In the entries below, repeat only the lines between those holding "Generate a component" and "const minorMantissas = [2, 3, 4, 5, 6, 7, 8, 9];", inclusive. Leave pictures out.
══ AVAILABLE RECORDS
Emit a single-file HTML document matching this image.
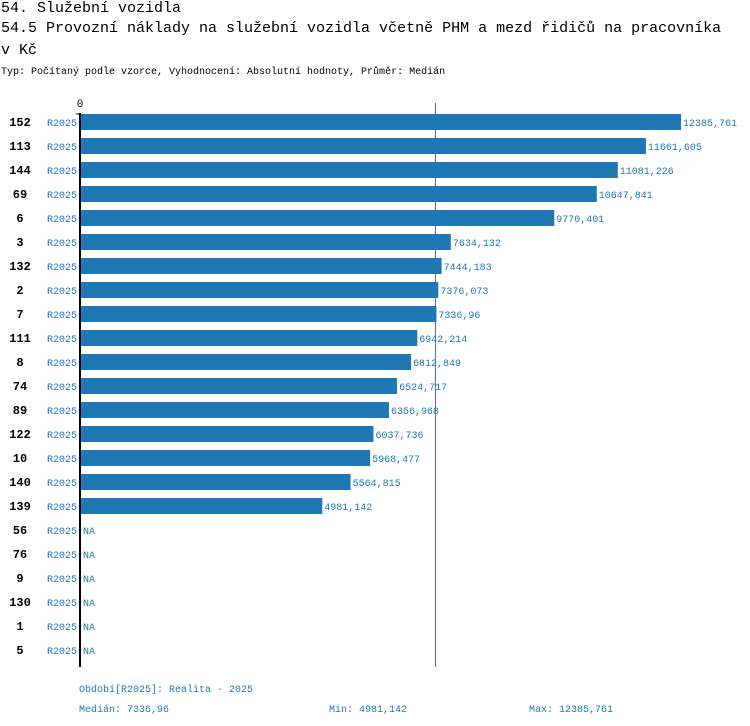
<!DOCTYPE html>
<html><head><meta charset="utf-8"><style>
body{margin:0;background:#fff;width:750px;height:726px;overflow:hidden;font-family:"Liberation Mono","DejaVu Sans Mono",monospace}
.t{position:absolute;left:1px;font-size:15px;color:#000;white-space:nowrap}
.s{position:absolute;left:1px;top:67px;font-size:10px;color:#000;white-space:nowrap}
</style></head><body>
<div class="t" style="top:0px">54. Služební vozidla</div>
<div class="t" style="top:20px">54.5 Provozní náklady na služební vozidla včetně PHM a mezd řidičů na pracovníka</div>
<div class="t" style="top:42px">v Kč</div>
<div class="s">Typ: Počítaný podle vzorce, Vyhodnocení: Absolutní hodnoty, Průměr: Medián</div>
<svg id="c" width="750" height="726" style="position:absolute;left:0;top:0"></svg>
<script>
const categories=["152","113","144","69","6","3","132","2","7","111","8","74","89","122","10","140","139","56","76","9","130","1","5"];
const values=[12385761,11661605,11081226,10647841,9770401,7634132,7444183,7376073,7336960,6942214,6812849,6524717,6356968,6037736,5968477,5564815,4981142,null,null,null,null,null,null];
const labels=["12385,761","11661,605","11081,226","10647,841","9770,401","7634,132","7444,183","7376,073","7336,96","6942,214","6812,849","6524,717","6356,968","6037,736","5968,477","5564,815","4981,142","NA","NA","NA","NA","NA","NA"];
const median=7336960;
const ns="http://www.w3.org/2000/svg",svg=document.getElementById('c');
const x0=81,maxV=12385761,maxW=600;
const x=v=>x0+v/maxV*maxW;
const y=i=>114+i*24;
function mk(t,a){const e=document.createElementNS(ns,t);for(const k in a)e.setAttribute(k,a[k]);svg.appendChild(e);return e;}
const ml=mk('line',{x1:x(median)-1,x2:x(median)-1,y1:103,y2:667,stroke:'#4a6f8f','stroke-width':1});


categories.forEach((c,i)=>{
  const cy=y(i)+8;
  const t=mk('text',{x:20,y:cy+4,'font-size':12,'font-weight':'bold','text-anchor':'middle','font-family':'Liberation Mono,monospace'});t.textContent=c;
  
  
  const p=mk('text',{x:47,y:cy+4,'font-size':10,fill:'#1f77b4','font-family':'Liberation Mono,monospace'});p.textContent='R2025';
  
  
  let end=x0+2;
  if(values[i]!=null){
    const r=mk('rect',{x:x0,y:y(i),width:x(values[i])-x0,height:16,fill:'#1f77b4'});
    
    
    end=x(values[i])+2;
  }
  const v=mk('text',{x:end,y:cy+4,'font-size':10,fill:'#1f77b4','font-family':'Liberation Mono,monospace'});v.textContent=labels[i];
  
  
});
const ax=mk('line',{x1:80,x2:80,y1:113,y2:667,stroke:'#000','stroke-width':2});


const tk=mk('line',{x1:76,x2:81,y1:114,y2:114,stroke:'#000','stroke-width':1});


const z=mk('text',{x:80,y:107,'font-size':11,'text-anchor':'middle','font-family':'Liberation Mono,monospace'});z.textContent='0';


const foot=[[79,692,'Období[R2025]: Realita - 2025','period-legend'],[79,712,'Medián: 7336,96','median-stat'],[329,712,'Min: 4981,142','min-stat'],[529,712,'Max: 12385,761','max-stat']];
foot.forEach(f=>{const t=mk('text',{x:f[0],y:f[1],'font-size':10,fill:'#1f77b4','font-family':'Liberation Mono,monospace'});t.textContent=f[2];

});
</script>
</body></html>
════
══ AVAILABLE RECORDS
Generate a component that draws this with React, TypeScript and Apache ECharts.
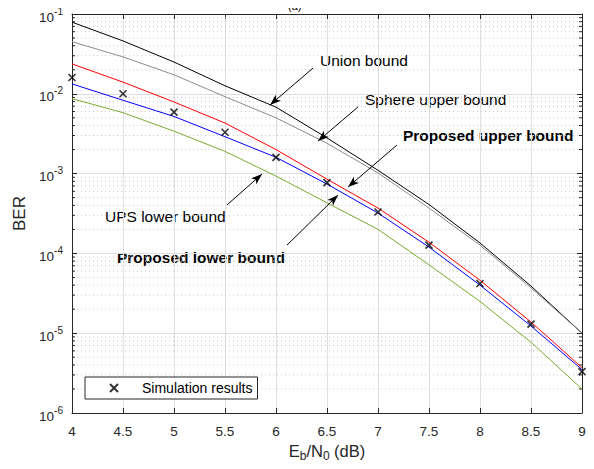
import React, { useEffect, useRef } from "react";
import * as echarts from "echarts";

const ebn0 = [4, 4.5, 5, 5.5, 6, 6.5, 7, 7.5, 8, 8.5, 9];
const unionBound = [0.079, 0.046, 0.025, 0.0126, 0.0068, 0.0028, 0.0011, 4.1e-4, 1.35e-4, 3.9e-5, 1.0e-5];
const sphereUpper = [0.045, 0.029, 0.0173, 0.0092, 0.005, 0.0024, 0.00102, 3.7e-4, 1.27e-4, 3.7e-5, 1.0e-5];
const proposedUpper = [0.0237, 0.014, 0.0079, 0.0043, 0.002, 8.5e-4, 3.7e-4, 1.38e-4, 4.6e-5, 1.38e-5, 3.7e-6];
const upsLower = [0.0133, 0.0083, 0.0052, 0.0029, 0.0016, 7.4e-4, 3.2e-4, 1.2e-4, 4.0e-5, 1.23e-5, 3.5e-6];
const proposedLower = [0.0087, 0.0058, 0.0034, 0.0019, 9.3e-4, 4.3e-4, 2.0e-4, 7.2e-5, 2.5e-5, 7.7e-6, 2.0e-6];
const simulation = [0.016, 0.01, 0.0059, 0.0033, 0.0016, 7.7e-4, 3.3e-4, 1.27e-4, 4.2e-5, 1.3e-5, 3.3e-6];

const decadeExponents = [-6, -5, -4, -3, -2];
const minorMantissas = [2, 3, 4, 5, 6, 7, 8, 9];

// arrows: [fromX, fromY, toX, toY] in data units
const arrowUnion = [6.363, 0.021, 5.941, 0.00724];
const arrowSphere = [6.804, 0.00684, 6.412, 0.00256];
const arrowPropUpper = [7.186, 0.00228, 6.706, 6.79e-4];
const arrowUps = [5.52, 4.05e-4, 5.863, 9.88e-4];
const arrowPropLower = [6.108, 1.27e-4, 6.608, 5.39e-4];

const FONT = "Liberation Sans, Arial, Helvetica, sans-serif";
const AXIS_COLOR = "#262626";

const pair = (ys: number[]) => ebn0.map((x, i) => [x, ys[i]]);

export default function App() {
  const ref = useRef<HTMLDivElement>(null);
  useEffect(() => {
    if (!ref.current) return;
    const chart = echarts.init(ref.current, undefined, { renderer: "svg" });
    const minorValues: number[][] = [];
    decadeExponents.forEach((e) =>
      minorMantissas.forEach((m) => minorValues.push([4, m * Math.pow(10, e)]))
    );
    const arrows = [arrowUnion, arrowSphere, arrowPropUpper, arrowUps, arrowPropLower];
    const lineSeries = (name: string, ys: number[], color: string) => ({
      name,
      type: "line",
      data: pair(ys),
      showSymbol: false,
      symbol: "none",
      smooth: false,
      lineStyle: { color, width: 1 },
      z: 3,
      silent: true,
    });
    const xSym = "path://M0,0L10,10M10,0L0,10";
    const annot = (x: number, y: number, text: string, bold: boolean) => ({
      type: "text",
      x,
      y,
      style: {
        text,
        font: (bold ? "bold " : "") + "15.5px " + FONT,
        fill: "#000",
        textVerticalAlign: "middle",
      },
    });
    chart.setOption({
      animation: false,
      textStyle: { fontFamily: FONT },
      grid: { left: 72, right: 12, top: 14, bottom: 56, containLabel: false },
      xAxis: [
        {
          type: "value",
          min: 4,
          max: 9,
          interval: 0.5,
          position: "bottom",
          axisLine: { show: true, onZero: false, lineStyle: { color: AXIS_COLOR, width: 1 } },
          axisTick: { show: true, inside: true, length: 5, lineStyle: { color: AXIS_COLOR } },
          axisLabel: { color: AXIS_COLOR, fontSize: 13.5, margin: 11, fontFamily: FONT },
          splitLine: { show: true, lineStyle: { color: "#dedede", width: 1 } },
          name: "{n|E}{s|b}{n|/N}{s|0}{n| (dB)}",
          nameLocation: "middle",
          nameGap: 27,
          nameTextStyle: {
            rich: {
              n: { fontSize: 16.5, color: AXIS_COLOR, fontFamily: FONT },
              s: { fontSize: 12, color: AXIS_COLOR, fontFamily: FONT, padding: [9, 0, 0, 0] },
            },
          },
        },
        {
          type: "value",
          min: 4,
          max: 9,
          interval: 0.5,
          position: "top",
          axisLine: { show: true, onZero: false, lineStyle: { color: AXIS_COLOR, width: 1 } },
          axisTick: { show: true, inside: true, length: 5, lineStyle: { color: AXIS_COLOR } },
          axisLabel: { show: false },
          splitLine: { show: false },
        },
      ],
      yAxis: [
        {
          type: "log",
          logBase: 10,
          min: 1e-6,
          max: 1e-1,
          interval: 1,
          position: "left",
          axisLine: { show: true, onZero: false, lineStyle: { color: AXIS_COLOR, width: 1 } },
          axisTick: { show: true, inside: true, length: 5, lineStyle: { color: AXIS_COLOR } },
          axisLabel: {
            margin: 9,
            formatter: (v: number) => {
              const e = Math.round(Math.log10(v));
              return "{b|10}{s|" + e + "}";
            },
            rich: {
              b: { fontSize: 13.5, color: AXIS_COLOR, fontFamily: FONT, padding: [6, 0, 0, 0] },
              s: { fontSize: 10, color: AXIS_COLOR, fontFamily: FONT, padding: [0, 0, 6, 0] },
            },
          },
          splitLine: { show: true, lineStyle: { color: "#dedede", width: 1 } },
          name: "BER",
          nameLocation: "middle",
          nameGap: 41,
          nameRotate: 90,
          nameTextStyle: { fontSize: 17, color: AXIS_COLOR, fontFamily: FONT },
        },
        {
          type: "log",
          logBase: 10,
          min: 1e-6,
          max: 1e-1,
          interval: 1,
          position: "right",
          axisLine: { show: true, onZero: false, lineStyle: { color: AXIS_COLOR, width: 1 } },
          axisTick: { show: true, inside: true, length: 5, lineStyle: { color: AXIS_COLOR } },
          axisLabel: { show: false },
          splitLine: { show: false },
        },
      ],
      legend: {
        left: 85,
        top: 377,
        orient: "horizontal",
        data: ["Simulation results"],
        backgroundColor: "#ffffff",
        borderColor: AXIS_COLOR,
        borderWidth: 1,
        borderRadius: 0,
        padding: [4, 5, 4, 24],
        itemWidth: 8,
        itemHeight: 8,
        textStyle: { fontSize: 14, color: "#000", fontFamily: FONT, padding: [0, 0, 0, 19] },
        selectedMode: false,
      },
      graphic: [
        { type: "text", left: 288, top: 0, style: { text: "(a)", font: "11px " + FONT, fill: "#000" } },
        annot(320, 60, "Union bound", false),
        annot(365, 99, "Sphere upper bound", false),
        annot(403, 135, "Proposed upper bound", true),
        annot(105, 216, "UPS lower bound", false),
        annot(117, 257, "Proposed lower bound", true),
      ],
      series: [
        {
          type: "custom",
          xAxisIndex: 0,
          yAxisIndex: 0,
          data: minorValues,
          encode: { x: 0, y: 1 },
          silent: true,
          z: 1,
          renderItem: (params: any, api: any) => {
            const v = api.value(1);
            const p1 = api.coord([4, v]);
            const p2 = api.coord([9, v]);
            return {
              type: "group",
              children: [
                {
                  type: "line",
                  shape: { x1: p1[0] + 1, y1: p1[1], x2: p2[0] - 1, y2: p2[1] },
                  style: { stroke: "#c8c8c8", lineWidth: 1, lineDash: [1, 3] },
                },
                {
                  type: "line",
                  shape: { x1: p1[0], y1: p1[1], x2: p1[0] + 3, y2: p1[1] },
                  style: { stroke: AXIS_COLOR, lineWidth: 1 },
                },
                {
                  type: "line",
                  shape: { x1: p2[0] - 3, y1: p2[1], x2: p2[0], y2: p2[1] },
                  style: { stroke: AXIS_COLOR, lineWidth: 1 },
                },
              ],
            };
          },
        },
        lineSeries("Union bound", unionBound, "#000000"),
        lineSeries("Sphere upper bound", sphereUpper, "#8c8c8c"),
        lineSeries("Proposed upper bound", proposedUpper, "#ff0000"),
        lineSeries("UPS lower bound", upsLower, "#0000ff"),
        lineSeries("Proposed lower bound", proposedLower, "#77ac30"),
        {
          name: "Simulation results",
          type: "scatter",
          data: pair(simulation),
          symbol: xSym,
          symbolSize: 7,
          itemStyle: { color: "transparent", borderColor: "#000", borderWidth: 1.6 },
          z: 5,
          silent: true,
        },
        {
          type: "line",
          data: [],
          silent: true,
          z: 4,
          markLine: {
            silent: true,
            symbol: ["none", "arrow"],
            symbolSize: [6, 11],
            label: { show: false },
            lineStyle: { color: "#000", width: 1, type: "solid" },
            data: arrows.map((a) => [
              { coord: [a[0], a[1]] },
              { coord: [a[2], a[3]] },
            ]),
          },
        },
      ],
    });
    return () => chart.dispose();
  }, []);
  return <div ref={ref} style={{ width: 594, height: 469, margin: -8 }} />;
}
════
SOLUTION TO THIS EXERCISE:
Generate a component that draws this with React, TypeScript and Apache ECharts.
import React, { useEffect, useRef } from "react";
import * as echarts from "echarts";

const ebn0 = [4, 4.5, 5, 5.5, 6, 6.5, 7, 7.5, 8, 8.5, 9];
const unionBound = [0.079, 0.046, 0.025, 0.0126, 0.0068, 0.0028, 0.0011, 4.1e-4, 1.35e-4, 3.9e-5, 1.0e-5];
const sphereUpper = [0.045, 0.029, 0.0173, 0.0092, 0.005, 0.0024, 0.00102, 3.7e-4, 1.27e-4, 3.7e-5, 1.0e-5];
const proposedUpper = [0.0237, 0.014, 0.0079, 0.0043, 0.002, 8.5e-4, 3.7e-4, 1.38e-4, 4.6e-5, 1.38e-5, 3.7e-6];
const upsLower = [0.0133, 0.0083, 0.0052, 0.0029, 0.0016, 7.4e-4, 3.2e-4, 1.2e-4, 4.0e-5, 1.23e-5, 3.5e-6];
const proposedLower = [0.0087, 0.0058, 0.0034, 0.0019, 9.3e-4, 4.3e-4, 2.0e-4, 7.2e-5, 2.5e-5, 7.7e-6, 2.0e-6];
const simulation = [0.016, 0.01, 0.0059, 0.0033, 0.0016, 7.7e-4, 3.3e-4, 1.27e-4, 4.2e-5, 1.3e-5, 3.3e-6];

const decadeExponents = [-6, -5, -4, -3, -2];
const minorMantissas = [2, 3, 4, 5, 6, 7, 8, 9];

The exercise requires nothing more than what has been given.